Below are some records. Retype exactly the lines from the one containing "Write the React, TypeScript" through the one containing "Chart.register(...registerables);", both included, skipping every picture.

━━━━━ Provided entries ━━━━━

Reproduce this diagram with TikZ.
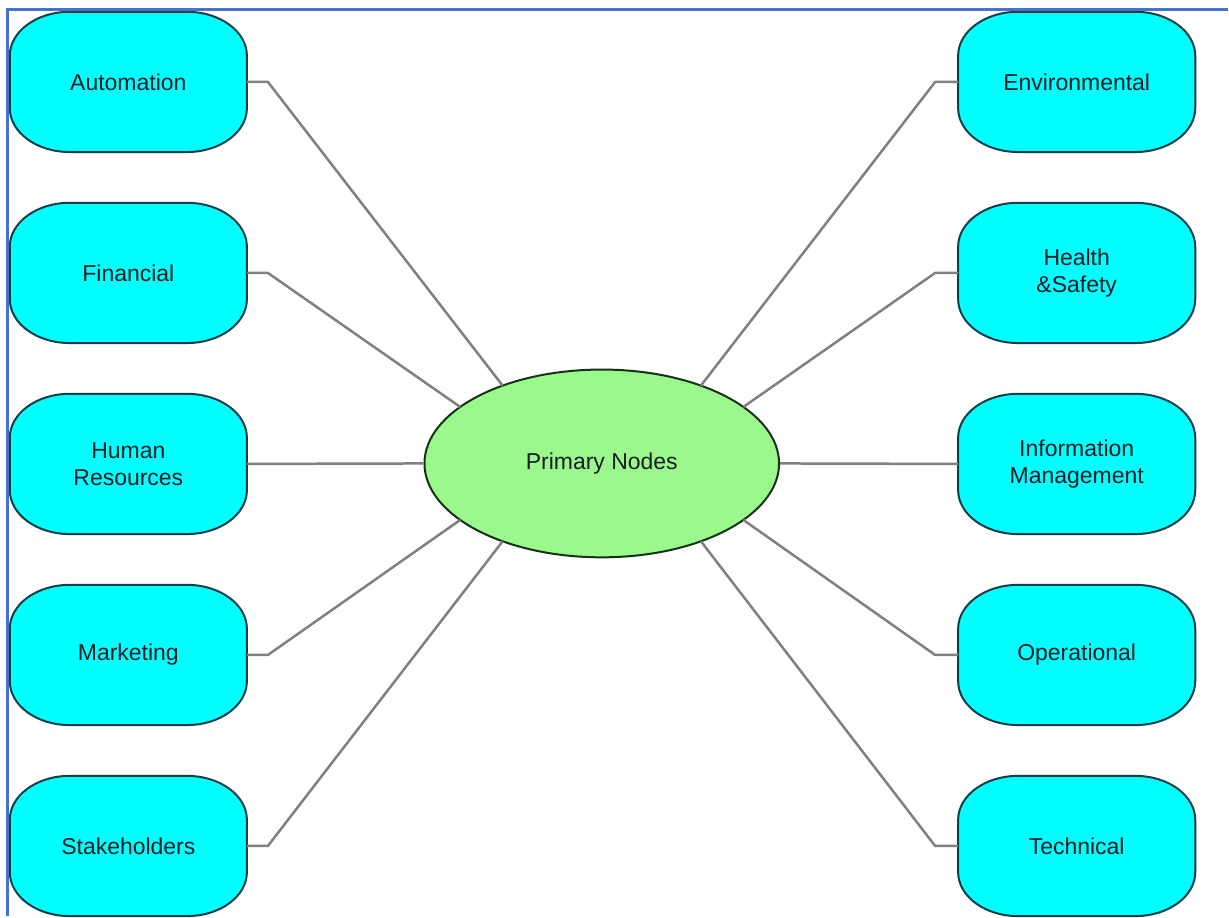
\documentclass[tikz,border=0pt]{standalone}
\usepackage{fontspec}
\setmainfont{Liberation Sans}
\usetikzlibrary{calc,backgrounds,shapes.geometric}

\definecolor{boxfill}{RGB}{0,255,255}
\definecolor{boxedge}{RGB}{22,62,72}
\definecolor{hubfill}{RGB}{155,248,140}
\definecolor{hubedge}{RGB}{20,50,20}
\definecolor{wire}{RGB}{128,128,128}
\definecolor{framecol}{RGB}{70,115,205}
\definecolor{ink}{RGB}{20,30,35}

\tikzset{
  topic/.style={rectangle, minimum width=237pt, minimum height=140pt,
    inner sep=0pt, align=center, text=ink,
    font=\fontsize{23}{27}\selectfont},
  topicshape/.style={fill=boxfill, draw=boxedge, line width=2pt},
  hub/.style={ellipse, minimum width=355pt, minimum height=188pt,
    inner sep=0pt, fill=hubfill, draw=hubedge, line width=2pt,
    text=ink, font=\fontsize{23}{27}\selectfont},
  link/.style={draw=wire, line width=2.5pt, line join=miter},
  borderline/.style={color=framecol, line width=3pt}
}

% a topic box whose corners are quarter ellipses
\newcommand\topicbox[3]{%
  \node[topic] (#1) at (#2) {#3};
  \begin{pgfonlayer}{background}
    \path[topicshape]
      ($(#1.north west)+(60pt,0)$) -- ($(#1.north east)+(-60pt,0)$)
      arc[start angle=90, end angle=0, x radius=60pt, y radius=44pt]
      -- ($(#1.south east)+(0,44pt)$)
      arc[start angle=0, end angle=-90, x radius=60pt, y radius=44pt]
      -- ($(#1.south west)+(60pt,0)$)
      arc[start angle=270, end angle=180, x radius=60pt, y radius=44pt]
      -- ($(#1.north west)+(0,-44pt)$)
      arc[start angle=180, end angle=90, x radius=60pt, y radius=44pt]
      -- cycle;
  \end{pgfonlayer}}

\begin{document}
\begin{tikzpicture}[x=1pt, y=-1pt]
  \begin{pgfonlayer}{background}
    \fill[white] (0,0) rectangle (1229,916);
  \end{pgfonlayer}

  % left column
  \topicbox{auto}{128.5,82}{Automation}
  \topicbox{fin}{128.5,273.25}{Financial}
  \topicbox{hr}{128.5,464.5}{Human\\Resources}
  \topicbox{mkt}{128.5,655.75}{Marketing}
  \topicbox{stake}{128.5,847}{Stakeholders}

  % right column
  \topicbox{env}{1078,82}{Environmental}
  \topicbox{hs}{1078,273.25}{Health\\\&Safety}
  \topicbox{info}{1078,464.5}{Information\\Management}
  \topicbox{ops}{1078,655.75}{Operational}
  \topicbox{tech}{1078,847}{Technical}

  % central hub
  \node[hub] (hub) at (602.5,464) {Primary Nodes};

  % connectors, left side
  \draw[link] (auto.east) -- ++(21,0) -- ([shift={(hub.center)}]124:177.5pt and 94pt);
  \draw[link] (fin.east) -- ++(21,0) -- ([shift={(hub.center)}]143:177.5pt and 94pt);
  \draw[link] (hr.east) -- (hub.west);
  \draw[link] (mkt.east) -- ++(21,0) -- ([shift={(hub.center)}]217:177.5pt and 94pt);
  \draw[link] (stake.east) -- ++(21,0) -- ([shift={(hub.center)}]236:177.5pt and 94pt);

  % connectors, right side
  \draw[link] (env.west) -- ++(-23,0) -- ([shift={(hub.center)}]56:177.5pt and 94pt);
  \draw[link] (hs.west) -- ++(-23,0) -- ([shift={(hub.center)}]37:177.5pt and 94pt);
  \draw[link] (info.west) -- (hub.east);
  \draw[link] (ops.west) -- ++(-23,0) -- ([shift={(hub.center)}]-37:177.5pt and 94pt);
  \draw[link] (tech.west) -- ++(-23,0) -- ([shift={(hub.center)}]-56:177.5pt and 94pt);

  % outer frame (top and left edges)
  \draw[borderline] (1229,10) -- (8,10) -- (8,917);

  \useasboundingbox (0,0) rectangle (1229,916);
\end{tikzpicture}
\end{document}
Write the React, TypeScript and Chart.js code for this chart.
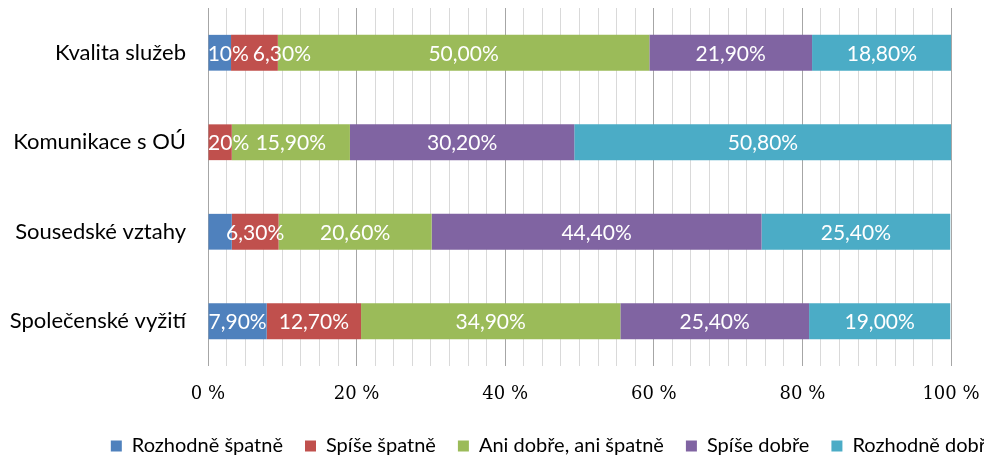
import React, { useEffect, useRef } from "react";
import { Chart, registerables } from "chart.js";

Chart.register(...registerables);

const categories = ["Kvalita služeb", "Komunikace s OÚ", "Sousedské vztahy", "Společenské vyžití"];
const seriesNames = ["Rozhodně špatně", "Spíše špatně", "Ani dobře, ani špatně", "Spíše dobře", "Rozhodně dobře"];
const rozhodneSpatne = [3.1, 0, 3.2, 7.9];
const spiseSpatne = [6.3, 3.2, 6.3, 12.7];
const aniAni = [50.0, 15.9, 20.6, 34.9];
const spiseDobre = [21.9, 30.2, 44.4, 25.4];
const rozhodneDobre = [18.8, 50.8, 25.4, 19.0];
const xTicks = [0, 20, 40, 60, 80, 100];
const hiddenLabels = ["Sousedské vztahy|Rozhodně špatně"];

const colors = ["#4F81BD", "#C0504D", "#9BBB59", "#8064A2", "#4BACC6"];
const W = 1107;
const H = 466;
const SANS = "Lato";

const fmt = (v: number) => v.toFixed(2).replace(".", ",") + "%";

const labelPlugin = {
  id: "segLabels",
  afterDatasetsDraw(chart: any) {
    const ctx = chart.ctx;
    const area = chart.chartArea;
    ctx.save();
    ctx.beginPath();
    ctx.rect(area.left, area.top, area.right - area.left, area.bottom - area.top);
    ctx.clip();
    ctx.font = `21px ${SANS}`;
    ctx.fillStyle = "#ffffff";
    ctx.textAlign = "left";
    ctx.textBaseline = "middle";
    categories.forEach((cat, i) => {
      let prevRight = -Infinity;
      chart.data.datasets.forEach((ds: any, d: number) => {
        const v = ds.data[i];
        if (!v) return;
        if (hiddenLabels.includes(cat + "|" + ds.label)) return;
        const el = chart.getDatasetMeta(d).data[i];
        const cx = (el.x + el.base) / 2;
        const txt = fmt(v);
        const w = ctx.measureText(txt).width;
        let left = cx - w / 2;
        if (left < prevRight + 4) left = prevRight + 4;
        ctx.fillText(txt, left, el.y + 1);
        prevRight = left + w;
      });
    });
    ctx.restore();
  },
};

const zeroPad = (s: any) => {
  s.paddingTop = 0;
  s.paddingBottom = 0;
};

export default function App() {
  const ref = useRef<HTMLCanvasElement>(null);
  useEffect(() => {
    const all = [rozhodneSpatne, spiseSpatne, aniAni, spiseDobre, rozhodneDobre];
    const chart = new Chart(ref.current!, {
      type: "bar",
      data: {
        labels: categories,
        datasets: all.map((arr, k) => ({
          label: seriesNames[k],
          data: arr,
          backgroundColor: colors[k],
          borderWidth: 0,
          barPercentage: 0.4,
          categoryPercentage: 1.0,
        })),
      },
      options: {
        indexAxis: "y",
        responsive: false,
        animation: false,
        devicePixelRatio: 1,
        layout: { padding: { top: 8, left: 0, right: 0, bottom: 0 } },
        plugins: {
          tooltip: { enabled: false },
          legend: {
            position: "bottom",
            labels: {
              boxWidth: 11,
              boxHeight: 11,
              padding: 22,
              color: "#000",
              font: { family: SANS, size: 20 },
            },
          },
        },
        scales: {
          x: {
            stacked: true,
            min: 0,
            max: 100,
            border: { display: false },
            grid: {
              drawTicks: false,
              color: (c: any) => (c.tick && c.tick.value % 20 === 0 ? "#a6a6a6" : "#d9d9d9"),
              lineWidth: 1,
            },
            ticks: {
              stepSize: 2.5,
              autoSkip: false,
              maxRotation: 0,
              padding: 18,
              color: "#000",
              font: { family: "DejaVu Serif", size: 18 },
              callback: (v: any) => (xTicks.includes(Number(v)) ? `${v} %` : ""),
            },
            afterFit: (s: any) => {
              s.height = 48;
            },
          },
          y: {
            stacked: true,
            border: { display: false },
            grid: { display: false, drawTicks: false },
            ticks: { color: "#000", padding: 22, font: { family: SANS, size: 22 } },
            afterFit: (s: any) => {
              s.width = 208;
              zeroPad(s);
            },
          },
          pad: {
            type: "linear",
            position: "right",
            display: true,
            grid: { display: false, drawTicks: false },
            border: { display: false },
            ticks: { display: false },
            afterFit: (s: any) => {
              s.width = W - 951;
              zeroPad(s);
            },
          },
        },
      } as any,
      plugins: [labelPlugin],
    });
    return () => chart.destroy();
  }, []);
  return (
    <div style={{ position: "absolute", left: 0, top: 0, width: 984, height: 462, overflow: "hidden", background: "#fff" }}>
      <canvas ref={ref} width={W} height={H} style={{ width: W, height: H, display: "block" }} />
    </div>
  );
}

━━━━━

- **Written response**:
Write the React, TypeScript and Chart.js code for this chart.
import React, { useEffect, useRef } from "react";
import { Chart, registerables } from "chart.js";

Chart.register(...registerables);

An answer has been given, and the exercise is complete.